Backpacker Blues

Ahead of catching the bus into the city tonight, I called in for a bite to eat at the Crystal Palace Hotel on George Street. In the midst of chrome and floor boards that characterises so many pubs these days, Crystal Palace is one of those old fashioned city hotels with awful RSL style carpet, a pokie and smoking room out the back and one of those old fashioned bistros which serves calamari and chips and lasagne, for example.

While eating my calamari and chips, I sipped on a glass of house chardonnay ($3.50, can you get better than that?) and read a copy of a rather curious publication aimed at the UK backpacker market. Maybe over 100 pages, it’s a mixture of the kind of information you could easily find on the internet, including soap opera updates, along with local advertisements for backpacker nights where you can eat and drink a lot on a limited budget.

British BallsIt also contains a lot of classified advertisements, with one in particular catching my eye. In essence, the advertisement is an invitation for cash-starved people to take off their clothes for a photographer in exchange for $400-$1000 in cash. Other similar advertisements told me “thousands of backpackers” had done the same for “non-explicit men’s magazines”.

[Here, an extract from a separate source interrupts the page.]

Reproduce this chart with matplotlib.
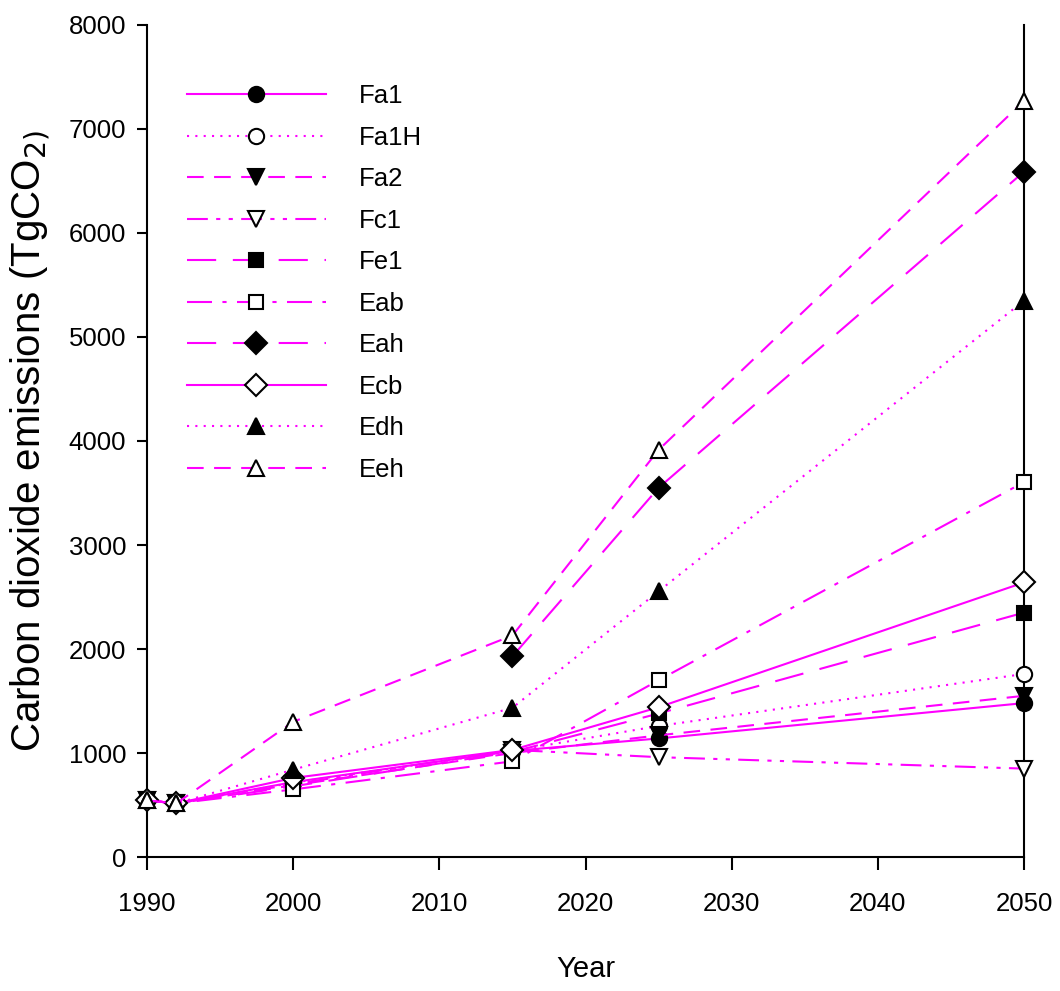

Reading this leading me to wonder what happens with these photographs once the women have long forgotten they were taken. But could you forget? For a relatively small amount of money, could you ever forget the time you went to Australia as a young naive backpacker and took off your clothes, knowing in the back of your mind that in the age of the internet those photographs could end up anywhere.

We all make choices in life, and we’re all in control of our own destiny (to an extent), but when you’re cash strapped and willing to do just about anything, it just doesn’t seem right to me that $400-$1000 is somehow considered a fair exchange.

And it’s not just backpackers. All over the world, of course, there are thousands, millions of people – including children who don’t have a say in their exploitation – who compromise their dignity on a daily basis. It just doesn’t seem right…

Gosh I sound old fashioned and moral don’t I? And maybe a little naive, but that’s okay isn’t it?